Sunday Morning

Oct. 8, 1944

Dear Ken,

            Just finished reading the SF Chronicle and the home news is of course the death of Willkie. It seems that he made a sudden turn for the worse yesterday and passed away very quickly.

            Gee, but it’s quiet around here. Mrs. Mills, the little old lady upstairs, has gone to a rest home out on Laguna Street for a couple of weeks and I miss her footsteps overhead. It’s peculiar how one becomes accustomed to a certain ritual or a familiar sound and how that can be missed when it stops occurring. It’s just like the big green chair in Berkeley, which I hated to leave because you sat in it and there were definite memories connected there. Although I feel at home here, there is nothing sentimental here, and I miss you, Darling!

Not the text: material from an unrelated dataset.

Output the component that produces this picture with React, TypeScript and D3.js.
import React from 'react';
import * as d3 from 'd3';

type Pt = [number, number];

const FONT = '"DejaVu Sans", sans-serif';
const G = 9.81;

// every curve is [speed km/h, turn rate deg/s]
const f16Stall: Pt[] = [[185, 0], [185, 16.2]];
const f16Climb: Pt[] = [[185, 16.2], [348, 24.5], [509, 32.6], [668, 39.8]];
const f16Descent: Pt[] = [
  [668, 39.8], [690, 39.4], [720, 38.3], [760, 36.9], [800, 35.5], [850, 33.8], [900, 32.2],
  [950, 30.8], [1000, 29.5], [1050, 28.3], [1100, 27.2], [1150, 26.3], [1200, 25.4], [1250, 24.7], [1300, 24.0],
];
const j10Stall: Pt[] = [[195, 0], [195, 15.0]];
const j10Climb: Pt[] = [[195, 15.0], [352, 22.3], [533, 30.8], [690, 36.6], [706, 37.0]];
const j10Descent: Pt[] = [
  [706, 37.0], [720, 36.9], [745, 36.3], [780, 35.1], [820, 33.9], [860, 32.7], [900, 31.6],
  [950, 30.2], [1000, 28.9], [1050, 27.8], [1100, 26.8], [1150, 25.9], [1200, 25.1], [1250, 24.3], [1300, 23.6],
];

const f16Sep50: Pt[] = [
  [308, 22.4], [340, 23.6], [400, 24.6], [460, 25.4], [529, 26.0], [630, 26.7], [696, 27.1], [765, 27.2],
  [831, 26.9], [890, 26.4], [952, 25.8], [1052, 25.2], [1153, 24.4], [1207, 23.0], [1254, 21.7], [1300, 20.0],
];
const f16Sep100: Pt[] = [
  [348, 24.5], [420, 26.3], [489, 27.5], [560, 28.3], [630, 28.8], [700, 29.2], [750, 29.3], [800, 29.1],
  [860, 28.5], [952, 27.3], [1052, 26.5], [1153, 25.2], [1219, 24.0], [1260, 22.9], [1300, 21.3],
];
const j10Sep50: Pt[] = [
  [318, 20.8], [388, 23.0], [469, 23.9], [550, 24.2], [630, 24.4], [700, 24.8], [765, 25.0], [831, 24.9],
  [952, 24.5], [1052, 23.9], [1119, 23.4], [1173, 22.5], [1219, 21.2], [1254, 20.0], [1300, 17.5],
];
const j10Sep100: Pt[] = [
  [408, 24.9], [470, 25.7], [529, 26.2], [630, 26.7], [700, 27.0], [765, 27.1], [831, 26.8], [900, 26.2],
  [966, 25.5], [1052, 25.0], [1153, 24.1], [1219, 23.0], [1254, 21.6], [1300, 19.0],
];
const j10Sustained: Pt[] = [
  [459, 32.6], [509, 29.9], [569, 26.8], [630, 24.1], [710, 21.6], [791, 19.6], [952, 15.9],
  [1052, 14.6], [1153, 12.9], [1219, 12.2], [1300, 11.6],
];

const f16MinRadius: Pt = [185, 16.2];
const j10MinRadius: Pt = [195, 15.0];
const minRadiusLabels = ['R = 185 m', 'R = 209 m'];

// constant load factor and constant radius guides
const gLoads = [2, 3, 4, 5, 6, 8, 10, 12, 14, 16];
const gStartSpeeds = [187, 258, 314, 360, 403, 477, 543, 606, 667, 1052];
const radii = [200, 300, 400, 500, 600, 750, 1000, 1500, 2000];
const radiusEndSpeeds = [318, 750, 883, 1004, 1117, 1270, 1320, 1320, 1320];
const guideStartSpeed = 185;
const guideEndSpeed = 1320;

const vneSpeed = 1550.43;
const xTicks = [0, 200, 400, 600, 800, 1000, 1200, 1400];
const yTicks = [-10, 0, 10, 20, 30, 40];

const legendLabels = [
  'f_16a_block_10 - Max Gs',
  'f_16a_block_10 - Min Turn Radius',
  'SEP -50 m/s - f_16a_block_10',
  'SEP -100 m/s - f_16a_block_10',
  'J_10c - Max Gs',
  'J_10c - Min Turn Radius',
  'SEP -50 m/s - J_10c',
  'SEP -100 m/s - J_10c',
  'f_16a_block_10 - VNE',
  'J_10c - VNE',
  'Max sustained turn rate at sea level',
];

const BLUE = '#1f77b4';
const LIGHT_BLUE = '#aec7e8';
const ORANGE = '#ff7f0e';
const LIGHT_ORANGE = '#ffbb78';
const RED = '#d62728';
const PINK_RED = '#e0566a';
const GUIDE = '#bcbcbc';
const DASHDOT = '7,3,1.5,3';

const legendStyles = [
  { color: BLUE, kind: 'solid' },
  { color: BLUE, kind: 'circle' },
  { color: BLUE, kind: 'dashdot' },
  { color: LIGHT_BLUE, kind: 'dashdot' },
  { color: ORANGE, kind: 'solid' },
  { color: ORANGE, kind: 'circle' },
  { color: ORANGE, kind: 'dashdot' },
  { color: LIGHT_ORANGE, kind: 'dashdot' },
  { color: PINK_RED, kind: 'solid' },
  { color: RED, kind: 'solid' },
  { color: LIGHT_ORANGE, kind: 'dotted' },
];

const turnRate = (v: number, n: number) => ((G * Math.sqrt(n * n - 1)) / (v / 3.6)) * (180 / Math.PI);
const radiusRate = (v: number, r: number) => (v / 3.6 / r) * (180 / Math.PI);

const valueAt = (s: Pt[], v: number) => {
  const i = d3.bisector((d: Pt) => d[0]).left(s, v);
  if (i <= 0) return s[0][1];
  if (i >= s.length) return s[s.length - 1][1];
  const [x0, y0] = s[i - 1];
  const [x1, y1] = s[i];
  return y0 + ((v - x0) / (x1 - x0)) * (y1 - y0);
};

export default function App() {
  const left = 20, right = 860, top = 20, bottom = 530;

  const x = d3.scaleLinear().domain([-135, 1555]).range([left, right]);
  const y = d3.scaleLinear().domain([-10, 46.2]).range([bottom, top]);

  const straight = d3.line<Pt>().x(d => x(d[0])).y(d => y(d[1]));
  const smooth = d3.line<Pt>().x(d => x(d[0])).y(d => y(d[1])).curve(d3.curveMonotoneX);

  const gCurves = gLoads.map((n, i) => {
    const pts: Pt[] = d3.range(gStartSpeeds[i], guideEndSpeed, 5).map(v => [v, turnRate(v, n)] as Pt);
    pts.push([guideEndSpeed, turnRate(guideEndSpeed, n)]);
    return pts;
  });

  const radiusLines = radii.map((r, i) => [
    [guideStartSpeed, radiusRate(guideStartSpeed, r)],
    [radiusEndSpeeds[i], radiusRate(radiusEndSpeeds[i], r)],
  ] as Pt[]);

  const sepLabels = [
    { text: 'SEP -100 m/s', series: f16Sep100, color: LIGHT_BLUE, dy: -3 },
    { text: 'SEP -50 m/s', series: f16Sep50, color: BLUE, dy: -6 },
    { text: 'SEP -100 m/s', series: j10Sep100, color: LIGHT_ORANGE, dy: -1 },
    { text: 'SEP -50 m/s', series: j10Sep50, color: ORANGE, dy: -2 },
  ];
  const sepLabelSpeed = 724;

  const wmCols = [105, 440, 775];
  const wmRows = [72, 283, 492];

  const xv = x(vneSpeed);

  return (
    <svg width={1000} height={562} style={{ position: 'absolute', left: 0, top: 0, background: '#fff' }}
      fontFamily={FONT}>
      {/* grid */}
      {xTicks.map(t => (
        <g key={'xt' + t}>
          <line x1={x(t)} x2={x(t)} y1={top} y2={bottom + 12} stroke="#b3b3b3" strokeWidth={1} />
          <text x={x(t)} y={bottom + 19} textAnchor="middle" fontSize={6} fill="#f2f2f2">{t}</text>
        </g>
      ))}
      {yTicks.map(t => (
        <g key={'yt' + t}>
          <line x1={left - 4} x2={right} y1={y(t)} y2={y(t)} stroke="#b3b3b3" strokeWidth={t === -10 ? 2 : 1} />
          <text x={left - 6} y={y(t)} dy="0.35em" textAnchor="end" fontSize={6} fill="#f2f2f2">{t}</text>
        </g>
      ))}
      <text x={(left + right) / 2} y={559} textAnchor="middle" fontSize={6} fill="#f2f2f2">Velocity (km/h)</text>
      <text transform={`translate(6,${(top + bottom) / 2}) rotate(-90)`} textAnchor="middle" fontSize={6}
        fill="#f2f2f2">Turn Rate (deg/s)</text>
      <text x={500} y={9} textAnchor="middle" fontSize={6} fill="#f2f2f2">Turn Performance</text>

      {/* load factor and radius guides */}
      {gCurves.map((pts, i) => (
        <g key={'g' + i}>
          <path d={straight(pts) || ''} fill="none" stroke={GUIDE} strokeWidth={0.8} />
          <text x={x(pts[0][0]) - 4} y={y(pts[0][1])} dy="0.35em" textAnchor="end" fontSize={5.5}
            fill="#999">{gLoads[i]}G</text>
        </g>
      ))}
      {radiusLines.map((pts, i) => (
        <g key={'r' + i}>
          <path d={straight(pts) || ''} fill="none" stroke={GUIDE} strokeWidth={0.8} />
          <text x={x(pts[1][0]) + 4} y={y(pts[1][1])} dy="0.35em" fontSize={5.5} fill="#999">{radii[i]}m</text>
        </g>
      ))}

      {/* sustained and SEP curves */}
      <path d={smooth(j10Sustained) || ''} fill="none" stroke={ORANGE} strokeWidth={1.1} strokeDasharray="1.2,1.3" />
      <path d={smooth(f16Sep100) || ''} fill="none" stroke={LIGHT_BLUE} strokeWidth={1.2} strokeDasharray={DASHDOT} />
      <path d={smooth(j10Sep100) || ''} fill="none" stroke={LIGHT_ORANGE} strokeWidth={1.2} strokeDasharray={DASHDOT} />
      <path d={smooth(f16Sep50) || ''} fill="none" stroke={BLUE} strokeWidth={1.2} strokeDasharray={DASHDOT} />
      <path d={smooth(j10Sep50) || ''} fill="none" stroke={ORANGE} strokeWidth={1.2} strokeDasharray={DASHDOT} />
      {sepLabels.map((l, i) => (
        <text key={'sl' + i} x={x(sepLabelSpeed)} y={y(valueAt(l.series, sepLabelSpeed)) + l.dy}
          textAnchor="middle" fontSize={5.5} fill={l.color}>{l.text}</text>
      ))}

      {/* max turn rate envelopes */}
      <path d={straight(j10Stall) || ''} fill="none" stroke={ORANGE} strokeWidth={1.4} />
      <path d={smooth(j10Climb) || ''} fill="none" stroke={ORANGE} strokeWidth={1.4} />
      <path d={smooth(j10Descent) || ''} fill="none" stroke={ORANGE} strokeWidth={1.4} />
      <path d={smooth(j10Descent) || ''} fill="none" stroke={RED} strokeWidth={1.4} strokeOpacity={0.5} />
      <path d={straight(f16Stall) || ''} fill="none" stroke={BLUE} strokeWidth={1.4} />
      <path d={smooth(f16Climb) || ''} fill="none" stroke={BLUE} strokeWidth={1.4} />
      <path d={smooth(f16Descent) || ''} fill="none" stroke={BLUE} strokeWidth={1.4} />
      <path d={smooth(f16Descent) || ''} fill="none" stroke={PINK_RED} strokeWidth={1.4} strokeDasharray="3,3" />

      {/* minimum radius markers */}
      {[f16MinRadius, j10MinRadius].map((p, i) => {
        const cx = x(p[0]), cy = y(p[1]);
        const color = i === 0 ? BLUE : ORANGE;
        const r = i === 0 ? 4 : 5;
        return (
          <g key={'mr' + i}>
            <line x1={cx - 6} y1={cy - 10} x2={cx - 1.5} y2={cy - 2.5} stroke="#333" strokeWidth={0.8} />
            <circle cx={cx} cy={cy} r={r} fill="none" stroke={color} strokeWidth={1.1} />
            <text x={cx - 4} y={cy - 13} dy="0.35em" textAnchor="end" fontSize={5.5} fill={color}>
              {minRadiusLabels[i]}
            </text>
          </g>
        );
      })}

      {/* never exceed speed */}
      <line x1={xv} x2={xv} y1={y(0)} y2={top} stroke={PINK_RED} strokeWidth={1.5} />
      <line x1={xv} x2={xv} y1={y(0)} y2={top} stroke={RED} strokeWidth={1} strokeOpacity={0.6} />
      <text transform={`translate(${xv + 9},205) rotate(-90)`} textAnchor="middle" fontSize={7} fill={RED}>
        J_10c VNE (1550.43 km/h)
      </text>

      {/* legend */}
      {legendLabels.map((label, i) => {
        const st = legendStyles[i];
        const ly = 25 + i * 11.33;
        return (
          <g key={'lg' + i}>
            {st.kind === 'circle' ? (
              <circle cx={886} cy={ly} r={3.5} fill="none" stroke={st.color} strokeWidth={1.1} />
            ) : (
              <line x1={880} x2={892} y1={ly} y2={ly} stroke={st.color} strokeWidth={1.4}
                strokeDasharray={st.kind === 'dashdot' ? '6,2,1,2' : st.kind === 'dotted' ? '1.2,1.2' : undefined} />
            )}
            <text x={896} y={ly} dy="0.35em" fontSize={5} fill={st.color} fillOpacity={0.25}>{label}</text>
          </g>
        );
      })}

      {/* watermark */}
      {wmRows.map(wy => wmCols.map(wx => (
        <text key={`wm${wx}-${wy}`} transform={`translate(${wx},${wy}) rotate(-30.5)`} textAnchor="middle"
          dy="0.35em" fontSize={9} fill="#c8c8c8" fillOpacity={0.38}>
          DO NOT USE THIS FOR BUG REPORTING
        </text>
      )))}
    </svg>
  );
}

            If nothing else turns up this afternoon, I shall walk down to a show at 15th and Irving Sts. Way up here on the hill, I feel so isolated even though I have a telephone; haven’t had a call all weekend and as sure as I walk out the thing will ring all afternoon! Sorry to have missed Hoffman because there are several questions I’d like to ask him about you! It may seem odd, but I have refrained from asking the other visitors much about you—knowing that they had seen recently was encouraging in one respect, on the other hand, they had been with you so recently that I may have broken down in tears. Understand? I love you.